• Recorded data:
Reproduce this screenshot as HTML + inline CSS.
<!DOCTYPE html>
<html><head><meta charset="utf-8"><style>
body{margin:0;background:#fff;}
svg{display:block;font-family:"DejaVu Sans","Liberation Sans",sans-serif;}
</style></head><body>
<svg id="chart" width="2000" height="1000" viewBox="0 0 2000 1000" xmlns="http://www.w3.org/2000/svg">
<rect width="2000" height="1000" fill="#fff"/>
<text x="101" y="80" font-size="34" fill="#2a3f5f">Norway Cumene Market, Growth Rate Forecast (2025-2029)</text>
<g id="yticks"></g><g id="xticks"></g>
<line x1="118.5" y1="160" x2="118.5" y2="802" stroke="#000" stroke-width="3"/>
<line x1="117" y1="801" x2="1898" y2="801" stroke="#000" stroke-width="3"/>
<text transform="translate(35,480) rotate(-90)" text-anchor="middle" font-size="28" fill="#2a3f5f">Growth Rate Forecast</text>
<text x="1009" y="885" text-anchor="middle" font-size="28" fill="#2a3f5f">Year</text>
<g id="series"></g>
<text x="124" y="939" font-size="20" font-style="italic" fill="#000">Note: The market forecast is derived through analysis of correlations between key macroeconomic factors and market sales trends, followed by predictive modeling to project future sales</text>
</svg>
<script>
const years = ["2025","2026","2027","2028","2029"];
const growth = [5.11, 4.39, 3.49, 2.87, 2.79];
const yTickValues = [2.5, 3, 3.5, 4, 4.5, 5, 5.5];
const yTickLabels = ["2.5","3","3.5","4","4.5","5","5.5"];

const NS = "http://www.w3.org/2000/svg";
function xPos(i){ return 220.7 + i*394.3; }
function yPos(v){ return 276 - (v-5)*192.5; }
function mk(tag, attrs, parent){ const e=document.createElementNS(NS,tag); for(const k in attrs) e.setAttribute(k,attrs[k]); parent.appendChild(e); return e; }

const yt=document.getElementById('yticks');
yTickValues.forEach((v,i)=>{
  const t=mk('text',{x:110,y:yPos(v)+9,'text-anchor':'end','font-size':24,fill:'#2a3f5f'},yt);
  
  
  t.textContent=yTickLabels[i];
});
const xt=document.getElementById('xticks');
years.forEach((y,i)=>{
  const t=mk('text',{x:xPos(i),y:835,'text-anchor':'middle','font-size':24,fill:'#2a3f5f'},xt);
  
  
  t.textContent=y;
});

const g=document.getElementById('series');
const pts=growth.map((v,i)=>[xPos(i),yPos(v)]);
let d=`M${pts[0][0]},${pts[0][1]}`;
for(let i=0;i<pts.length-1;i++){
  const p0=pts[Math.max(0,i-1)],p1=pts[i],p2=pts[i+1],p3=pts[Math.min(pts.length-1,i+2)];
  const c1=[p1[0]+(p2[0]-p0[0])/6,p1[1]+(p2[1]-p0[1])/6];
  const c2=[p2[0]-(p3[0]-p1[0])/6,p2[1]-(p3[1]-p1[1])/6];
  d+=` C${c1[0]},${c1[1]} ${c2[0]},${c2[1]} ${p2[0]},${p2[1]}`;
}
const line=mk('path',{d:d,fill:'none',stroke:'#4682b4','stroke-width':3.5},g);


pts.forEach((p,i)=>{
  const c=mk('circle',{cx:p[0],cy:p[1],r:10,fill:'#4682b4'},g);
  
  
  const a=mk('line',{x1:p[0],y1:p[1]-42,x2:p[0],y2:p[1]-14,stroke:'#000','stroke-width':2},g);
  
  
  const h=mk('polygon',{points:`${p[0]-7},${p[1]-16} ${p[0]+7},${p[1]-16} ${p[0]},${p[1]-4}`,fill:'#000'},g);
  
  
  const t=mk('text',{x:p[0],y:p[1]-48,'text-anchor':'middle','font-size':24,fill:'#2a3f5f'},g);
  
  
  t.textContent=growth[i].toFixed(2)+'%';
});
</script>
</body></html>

• Task prompt:
Set down the listing above in full, please, exactly as it appears.

• Response:
Reproduce this screenshot as HTML + inline CSS.
<!DOCTYPE html>
<html><head><meta charset="utf-8"><style>
body{margin:0;background:#fff;}
svg{display:block;font-family:"DejaVu Sans","Liberation Sans",sans-serif;}
</style></head><body>
<svg id="chart" width="2000" height="1000" viewBox="0 0 2000 1000" xmlns="http://www.w3.org/2000/svg">
<rect width="2000" height="1000" fill="#fff"/>
<text x="101" y="80" font-size="34" fill="#2a3f5f">Norway Cumene Market, Growth Rate Forecast (2025-2029)</text>
<g id="yticks"></g><g id="xticks"></g>
<line x1="118.5" y1="160" x2="118.5" y2="802" stroke="#000" stroke-width="3"/>
<line x1="117" y1="801" x2="1898" y2="801" stroke="#000" stroke-width="3"/>
<text transform="translate(35,480) rotate(-90)" text-anchor="middle" font-size="28" fill="#2a3f5f">Growth Rate Forecast</text>
<text x="1009" y="885" text-anchor="middle" font-size="28" fill="#2a3f5f">Year</text>
<g id="series"></g>
<text x="124" y="939" font-size="20" font-style="italic" fill="#000">Note: The market forecast is derived through analysis of correlations between key macroeconomic factors and market sales trends, followed by predictive modeling to project future sales</text>
</svg>
<script>
const years = ["2025","2026","2027","2028","2029"];
const growth = [5.11, 4.39, 3.49, 2.87, 2.79];
const yTickValues = [2.5, 3, 3.5, 4, 4.5, 5, 5.5];
const yTickLabels = ["2.5","3","3.5","4","4.5","5","5.5"];

const NS = "http://www.w3.org/2000/svg";
function xPos(i){ return 220.7 + i*394.3; }
function yPos(v){ return 276 - (v-5)*192.5; }
function mk(tag, attrs, parent){ const e=document.createElementNS(NS,tag); for(const k in attrs) e.setAttribute(k,attrs[k]); parent.appendChild(e); return e; }

const yt=document.getElementById('yticks');
yTickValues.forEach((v,i)=>{
  const t=mk('text',{x:110,y:yPos(v)+9,'text-anchor':'end','font-size':24,fill:'#2a3f5f'},yt);
  
  
  t.textContent=yTickLabels[i];
});
const xt=document.getElementById('xticks');
years.forEach((y,i)=>{
  const t=mk('text',{x:xPos(i),y:835,'text-anchor':'middle','font-size':24,fill:'#2a3f5f'},xt);
  
  
  t.textContent=y;
});

const g=document.getElementById('series');
const pts=growth.map((v,i)=>[xPos(i),yPos(v)]);
let d=`M${pts[0][0]},${pts[0][1]}`;
for(let i=0;i<pts.length-1;i++){
  const p0=pts[Math.max(0,i-1)],p1=pts[i],p2=pts[i+1],p3=pts[Math.min(pts.length-1,i+2)];
  const c1=[p1[0]+(p2[0]-p0[0])/6,p1[1]+(p2[1]-p0[1])/6];
  const c2=[p2[0]-(p3[0]-p1[0])/6,p2[1]-(p3[1]-p1[1])/6];
  d+=` C${c1[0]},${c1[1]} ${c2[0]},${c2[1]} ${p2[0]},${p2[1]}`;
}
const line=mk('path',{d:d,fill:'none',stroke:'#4682b4','stroke-width':3.5},g);


pts.forEach((p,i)=>{
  const c=mk('circle',{cx:p[0],cy:p[1],r:10,fill:'#4682b4'},g);
  
  
  const a=mk('line',{x1:p[0],y1:p[1]-42,x2:p[0],y2:p[1]-14,stroke:'#000','stroke-width':2},g);
  
  
  const h=mk('polygon',{points:`${p[0]-7},${p[1]-16} ${p[0]+7},${p[1]-16} ${p[0]},${p[1]-4}`,fill:'#000'},g);
  
  
  const t=mk('text',{x:p[0],y:p[1]-48,'text-anchor':'middle','font-size':24,fill:'#2a3f5f'},g);
  
  
  t.textContent=growth[i].toFixed(2)+'%';
});
</script>
</body></html>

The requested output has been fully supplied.